About Us

Places and Monuments

I unwittingly embarked on Places and Monuments several years ago, ever before I had even come up with a working-title for the project. The first time a monument appeared in my films was in: The Statue of Giordano Bruno (2005). In Herqueville I made my first tentative approaches with the minimalist animation that was later to become the trademark for the entire series (2007). Praha-Florenc (2009) was to mark the inauguration of the series Places and Monuments.  Thereafter came Place Carnot – Lyon (2011), Thunder River (2011), and John Cage – Halberstadt (2013). The video installation Berlin – The Passage of Time marks a new phase in the project's evolution. 

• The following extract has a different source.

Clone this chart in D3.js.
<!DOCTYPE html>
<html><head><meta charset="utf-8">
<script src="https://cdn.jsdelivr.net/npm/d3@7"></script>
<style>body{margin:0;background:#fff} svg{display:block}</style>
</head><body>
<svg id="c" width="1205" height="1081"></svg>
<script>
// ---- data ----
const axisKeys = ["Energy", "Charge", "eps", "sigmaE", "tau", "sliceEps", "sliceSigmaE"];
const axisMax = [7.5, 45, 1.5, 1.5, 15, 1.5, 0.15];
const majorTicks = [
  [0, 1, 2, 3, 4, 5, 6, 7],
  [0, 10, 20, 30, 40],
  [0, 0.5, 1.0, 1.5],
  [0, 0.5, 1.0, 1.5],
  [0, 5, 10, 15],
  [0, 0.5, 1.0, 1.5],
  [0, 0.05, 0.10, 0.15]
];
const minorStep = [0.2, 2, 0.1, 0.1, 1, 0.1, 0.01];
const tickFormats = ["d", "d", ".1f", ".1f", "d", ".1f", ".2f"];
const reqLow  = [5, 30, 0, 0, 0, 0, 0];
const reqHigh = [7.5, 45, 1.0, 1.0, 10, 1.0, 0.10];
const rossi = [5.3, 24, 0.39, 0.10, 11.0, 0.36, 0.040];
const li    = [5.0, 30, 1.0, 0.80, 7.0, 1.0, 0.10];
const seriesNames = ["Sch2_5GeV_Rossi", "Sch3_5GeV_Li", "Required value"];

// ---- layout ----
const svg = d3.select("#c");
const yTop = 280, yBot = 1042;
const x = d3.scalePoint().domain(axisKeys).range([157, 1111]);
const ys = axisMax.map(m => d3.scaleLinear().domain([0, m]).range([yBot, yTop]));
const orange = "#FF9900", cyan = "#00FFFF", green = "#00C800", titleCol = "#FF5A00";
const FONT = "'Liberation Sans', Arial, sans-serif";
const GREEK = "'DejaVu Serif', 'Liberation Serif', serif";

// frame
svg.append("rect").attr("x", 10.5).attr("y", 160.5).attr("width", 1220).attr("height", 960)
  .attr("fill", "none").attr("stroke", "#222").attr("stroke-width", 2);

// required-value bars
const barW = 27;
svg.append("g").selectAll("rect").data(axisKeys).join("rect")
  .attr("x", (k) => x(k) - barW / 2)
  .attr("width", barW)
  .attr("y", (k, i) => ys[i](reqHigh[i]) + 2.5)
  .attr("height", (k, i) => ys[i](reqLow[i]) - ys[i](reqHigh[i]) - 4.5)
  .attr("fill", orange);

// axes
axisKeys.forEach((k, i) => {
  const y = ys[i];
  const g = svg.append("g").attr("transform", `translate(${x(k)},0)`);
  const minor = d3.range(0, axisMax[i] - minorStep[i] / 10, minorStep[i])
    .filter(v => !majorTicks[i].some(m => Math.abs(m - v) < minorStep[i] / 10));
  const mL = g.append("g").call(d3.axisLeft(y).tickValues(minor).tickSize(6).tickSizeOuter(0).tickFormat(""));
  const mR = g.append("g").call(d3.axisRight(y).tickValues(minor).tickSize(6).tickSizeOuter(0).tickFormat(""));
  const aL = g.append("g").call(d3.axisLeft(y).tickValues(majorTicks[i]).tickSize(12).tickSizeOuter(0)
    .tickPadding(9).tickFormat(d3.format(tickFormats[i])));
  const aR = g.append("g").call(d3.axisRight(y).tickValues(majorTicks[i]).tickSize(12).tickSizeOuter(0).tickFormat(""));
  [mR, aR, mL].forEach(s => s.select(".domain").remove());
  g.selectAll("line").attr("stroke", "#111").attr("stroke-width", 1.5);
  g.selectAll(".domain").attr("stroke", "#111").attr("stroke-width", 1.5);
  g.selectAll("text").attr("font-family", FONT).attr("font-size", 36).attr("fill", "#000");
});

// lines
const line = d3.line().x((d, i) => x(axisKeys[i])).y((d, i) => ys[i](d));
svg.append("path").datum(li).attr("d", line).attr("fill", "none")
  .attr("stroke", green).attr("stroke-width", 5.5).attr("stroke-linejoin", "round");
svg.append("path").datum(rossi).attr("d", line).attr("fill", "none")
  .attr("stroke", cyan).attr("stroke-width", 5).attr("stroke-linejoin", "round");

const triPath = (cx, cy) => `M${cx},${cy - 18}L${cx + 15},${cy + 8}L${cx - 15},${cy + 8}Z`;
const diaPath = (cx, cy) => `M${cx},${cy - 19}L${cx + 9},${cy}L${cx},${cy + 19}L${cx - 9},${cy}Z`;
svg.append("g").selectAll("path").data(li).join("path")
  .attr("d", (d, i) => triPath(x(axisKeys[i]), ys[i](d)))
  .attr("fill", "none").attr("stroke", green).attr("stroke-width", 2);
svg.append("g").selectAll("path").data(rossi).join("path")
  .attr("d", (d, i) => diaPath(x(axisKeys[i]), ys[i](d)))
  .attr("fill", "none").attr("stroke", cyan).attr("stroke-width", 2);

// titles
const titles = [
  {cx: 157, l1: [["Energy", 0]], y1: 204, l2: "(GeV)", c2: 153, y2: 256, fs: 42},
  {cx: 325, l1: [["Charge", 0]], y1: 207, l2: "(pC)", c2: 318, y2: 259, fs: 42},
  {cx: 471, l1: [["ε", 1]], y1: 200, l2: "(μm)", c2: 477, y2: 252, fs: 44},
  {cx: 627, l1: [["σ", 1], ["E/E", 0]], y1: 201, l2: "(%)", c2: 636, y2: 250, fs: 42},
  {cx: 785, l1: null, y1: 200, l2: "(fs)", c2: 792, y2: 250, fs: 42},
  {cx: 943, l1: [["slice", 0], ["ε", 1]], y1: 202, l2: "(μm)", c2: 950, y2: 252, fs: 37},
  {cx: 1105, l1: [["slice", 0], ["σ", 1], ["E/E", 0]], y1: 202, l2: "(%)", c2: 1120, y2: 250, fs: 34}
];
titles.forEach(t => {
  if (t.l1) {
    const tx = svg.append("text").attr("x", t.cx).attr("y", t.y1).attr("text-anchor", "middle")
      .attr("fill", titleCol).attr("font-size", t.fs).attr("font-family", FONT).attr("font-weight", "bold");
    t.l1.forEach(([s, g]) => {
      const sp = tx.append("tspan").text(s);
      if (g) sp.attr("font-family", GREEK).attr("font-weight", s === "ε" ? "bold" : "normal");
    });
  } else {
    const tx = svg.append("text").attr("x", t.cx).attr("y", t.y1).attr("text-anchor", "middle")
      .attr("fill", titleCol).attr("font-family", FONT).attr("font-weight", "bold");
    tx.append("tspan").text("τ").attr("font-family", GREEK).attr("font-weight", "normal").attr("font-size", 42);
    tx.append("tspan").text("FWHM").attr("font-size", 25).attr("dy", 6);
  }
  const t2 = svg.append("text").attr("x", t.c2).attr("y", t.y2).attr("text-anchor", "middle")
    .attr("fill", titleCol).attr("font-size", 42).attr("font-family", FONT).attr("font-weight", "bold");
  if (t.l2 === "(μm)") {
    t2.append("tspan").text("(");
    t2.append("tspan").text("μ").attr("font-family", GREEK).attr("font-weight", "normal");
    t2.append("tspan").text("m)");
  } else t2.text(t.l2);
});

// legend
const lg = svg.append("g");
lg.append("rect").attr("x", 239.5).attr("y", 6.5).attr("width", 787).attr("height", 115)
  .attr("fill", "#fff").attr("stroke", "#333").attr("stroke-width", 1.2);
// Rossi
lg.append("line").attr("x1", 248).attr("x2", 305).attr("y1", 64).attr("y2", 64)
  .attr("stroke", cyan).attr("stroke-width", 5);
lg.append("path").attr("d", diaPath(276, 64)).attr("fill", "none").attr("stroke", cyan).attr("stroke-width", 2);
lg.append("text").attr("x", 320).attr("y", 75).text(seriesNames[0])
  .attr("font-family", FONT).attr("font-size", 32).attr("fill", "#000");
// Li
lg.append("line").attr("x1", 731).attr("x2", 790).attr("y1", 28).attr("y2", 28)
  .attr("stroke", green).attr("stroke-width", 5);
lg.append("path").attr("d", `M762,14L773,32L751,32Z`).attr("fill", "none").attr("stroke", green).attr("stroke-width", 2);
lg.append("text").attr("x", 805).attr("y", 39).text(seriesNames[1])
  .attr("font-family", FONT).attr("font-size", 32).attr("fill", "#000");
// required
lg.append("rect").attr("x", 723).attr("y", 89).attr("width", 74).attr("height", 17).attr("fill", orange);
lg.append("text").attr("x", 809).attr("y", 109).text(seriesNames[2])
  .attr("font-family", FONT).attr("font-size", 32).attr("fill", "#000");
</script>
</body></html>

From the outset my aim was to film scenes from everyday life around monuments, or in those locations that could be considered as marking the passage of time, historical events, collective memory, or its opposite, that which has been forgotten. At once modest and ambitious in scope, my notion of “monuments” was thus vast. Since launching the project, I have during my ambles in various cities round the world come across monuments in all their guises: vibrant, forgotten, forlorn and even those that have vanished from the face of the earth. My modus operandi consists of a static shot over a protracted period, waiting, as it were, for something to happen. As a rule of thumb, something does always happen. At times, it only strikes me when viewing the rushes afterwards. I then latch onto a detail that enables me create from these unique situations allegories of the passage of time.

My first step is to fragment the footage so that I can subsequently recompose its constituent elements into a single entity with the help of digital tools. This “invisible” animation procedure entirely transforms the temporal flux without erasing the core of its reality. The next phase of the process involves subjecting this opaque block to a series of animated interventions, which lead it to an incandescent state comprising flashes of unexpected significance.